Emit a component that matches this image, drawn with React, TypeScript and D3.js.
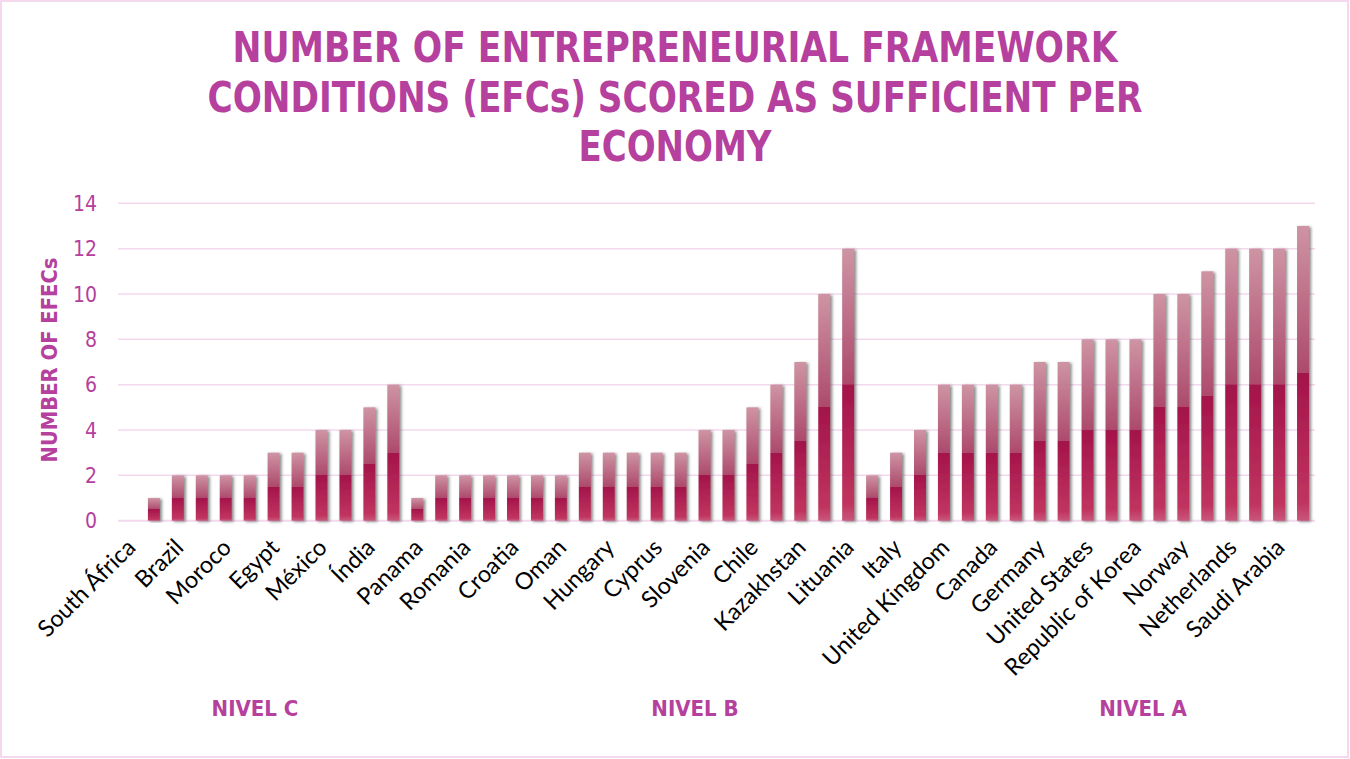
import React from "react";
import * as d3 from "d3";

const title = [
  "NUMBER OF ENTREPRENEURIAL FRAMEWORK",
  "CONDITIONS (EFCs) SCORED AS SUFFICIENT PER",
  "ECONOMY",
];
const titleWidths = [885, 935, 193];
const yTitle = "NUMBER OF EFECs";

// tick labels shown on every other category (Excel skips alternate labels)
const tickLabels = [
  "South África", "Brazil", "Moroco", "Egypt", "México", "Índia",
  "Panama", "Romania", "Croatia", "Oman", "Hungary", "Cyprus", "Slovenia",
  "Chile", "Kazakhstan", "Lituania",
  "Italy", "United Kingdom", "Canada", "Germany", "United States",
  "Republic of Korea", "Norway", "Netherlands", "Saudi Arabia",
];

const nivelC = [0, 1, 2, 2, 2, 2, 3, 3, 4, 4, 5, 6];
const nivelB = [1, 2, 2, 2, 2, 2, 2, 3, 3, 3, 3, 3, 4, 4, 5, 6, 7, 10, 12];
const nivelA = [2, 3, 4, 6, 6, 6, 6, 7, 7, 8, 8, 8, 10, 10, 11, 12, 12, 12, 13];
const values = [...nivelC, ...nivelB, ...nivelA];

const groups = ["NIVEL C", "NIVEL B", "NIVEL A"];
const groupLabelX = [255, 695, 1143];

const yTicks = [0, 2, 4, 6, 8, 10, 12, 14];

const W = 1350;
const H = 759;
const PURPLE = "#b5409d";
const GRID = "#f3d8ee";
const COND = "'DejaVu Sans Condensed', 'DejaVu Sans', sans-serif";

export default function App() {
  const x = d3
    .scaleBand<number>()
    .domain(d3.range(values.length))
    .range([118, 1315])
    .paddingInner(0.5)
    .paddingOuter(0.25);
  const y = d3.scaleLinear().domain([0, 14]).range([520.7, 203.3]);
  const bw = x.bandwidth();

  return (
    <svg
      width={W}
      height={H}
      style={{ position: "absolute", left: 0, top: 0, display: "block", background: "#fff" }}
    >
      <defs>
        <linearGradient id="barGrad" x1="0" y1="0" x2="0" y2="1">
          <stop offset="0%" stopColor="#ce94a4" />
          <stop offset="49.9%" stopColor="#ad4a6c" />
          <stop offset="50%" stopColor="#a3144a" />
          <stop offset="94%" stopColor="#c03460" />
          <stop offset="100%" stopColor="#c9577b" />
        </linearGradient>
        <filter id="shadow" x="-50%" y="-10%" width="200%" height="120%">
          <feDropShadow dx="2" dy="1" stdDeviation="1.4" floodColor="#555" floodOpacity="0.7" />
        </filter>
      </defs>
      <rect x={1} y={1} width={W - 3} height={H - 3} fill="#fff" stroke={GRID} strokeWidth={2} />

      {title.map((t, i) => (
        <text
          key={i}
          x={675}
          y={62 + i * 49.5}
          textAnchor="middle"
          fill={PURPLE}
          fontFamily={COND}
          fontWeight="bold"
          fontSize={42}
          textLength={titleWidths[i]}
          lengthAdjust="spacingAndGlyphs"
        >
          {t}
        </text>
      ))}

      {yTicks.map((t) => (
        <g key={t}>
          <line x1={118} x2={1315} y1={y(t)} y2={y(t)} stroke={GRID} strokeWidth={t === 0 ? 2 : 1.5} />
          <text
            x={97}
            y={y(t)}
            dy="0.36em"
            textAnchor="end"
            fill={PURPLE}
            fontFamily={COND}
            fontSize={21}
          >
            {t}
          </text>
        </g>
      ))}

      <text
        transform={`translate(57, 360) rotate(-90)`}
        textAnchor="middle"
        fill={PURPLE}
        fontFamily={COND}
        fontWeight="bold"
        fontSize={22}
        textLength={205}
        lengthAdjust="spacingAndGlyphs"
      >
        {yTitle}
      </text>

      {values.map((v, i) =>
        v > 0 ? (
          <rect
            key={i}
            x={x(i)}
            y={y(v)}
            width={bw}
            height={y(0) - y(v)}
            fill="url(#barGrad)"
            filter="url(#shadow)"
          />
        ) : null
      )}

      {tickLabels.map((lab, j) => {
        const cx = (x(j * 2) as number) + bw / 2;
        return (
          <text
            key={lab}
            transform={`translate(${cx + 7}, 549) rotate(-45)`}
            textAnchor="end"
            fill="#000"
            fontFamily="Lato, sans-serif"
            fontSize={23.5}
          >
            {lab}
          </text>
        );
      })}

      {groups.map((g, i) => (
        <text
          key={g}
          x={groupLabelX[i]}
          y={716}
          textAnchor="middle"
          fill={PURPLE}
          fontFamily={COND}
          fontWeight="bold"
          fontSize={22}
        >
          {g}
        </text>
      ))}
    </svg>
  );
}
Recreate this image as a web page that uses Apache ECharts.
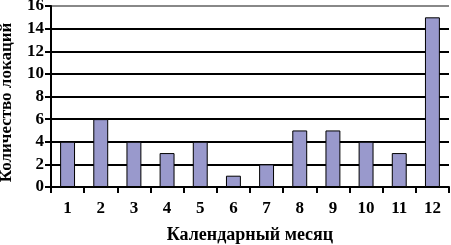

════

Exercise task - The pictures in the entries should be left out; output everything else exactly.

The completed task -
Emit a component that matches this image, drawn with React, TypeScript and D3.js.
import React from "react";
import * as d3 from "d3";

const title = [
  "NUMBER OF ENTREPRENEURIAL FRAMEWORK",
  "CONDITIONS (EFCs) SCORED AS SUFFICIENT PER",
  "ECONOMY",
];
const titleWidths = [885, 935, 193];
const yTitle = "NUMBER OF EFECs";

// tick labels shown on every other category (Excel skips alternate labels)
const tickLabels = [
  "South África", "Brazil", "Moroco", "Egypt", "México", "Índia",
  "Panama", "Romania", "Croatia", "Oman", "Hungary", "Cyprus", "Slovenia",
  "Chile", "Kazakhstan", "Lituania",
  "Italy", "United Kingdom", "Canada", "Germany", "United States",
  "Republic of Korea", "Norway", "Netherlands", "Saudi Arabia",
];

const nivelC = [0, 1, 2, 2, 2, 2, 3, 3, 4, 4, 5, 6];
const nivelB = [1, 2, 2, 2, 2, 2, 2, 3, 3, 3, 3, 3, 4, 4, 5, 6, 7, 10, 12];
const nivelA = [2, 3, 4, 6, 6, 6, 6, 7, 7, 8, 8, 8, 10, 10, 11, 12, 12, 12, 13];
const values = [...nivelC, ...nivelB, ...nivelA];

const groups = ["NIVEL C", "NIVEL B", "NIVEL A"];
const groupLabelX = [255, 695, 1143];

const yTicks = [0, 2, 4, 6, 8, 10, 12, 14];

const W = 1350;
const H = 759;
const PURPLE = "#b5409d";
const GRID = "#f3d8ee";
const COND = "'DejaVu Sans Condensed', 'DejaVu Sans', sans-serif";

export default function App() {
  const x = d3
    .scaleBand<number>()
    .domain(d3.range(values.length))
    .range([118, 1315])
    .paddingInner(0.5)
    .paddingOuter(0.25);
  const y = d3.scaleLinear().domain([0, 14]).range([520.7, 203.3]);
  const bw = x.bandwidth();

  return (
    <svg
      width={W}
      height={H}
      style={{ position: "absolute", left: 0, top: 0, display: "block", background: "#fff" }}
    >
      <defs>
        <linearGradient id="barGrad" x1="0" y1="0" x2="0" y2="1">
          <stop offset="0%" stopColor="#ce94a4" />
          <stop offset="49.9%" stopColor="#ad4a6c" />
          <stop offset="50%" stopColor="#a3144a" />
          <stop offset="94%" stopColor="#c03460" />
          <stop offset="100%" stopColor="#c9577b" />
        </linearGradient>
        <filter id="shadow" x="-50%" y="-10%" width="200%" height="120%">
          <feDropShadow dx="2" dy="1" stdDeviation="1.4" floodColor="#555" floodOpacity="0.7" />
        </filter>
      </defs>
      <rect x={1} y={1} width={W - 3} height={H - 3} fill="#fff" stroke={GRID} strokeWidth={2} />

      {title.map((t, i) => (
        <text
          key={i}
          x={675}
          y={62 + i * 49.5}
          textAnchor="middle"
          fill={PURPLE}
          fontFamily={COND}
          fontWeight="bold"
          fontSize={42}
          textLength={titleWidths[i]}
          lengthAdjust="spacingAndGlyphs"
        >
          {t}
        </text>
      ))}

      {yTicks.map((t) => (
        <g key={t}>
          <line x1={118} x2={1315} y1={y(t)} y2={y(t)} stroke={GRID} strokeWidth={t === 0 ? 2 : 1.5} />
          <text
            x={97}
            y={y(t)}
            dy="0.36em"
            textAnchor="end"
            fill={PURPLE}
            fontFamily={COND}
            fontSize={21}
          >
            {t}
          </text>
        </g>
      ))}

      <text
        transform={`translate(57, 360) rotate(-90)`}
        textAnchor="middle"
        fill={PURPLE}
        fontFamily={COND}
        fontWeight="bold"
        fontSize={22}
        textLength={205}
        lengthAdjust="spacingAndGlyphs"
      >
        {yTitle}
      </text>

      {values.map((v, i) =>
        v > 0 ? (
          <rect
            key={i}
            x={x(i)}
            y={y(v)}
            width={bw}
            height={y(0) - y(v)}
            fill="url(#barGrad)"
            filter="url(#shadow)"
          />
        ) : null
      )}

      {tickLabels.map((lab, j) => {
        const cx = (x(j * 2) as number) + bw / 2;
        return (
          <text
            key={lab}
            transform={`translate(${cx + 7}, 549) rotate(-45)`}
            textAnchor="end"
            fill="#000"
            fontFamily="Lato, sans-serif"
            fontSize={23.5}
          >
            {lab}
          </text>
        );
      })}

      {groups.map((g, i) => (
        <text
          key={g}
          x={groupLabelX[i]}
          y={716}
          textAnchor="middle"
          fill={PURPLE}
          fontFamily={COND}
          fontWeight="bold"
          fontSize={22}
        >
          {g}
        </text>
      ))}
    </svg>
  );
}
Recreate this image as a web page that uses Apache ECharts.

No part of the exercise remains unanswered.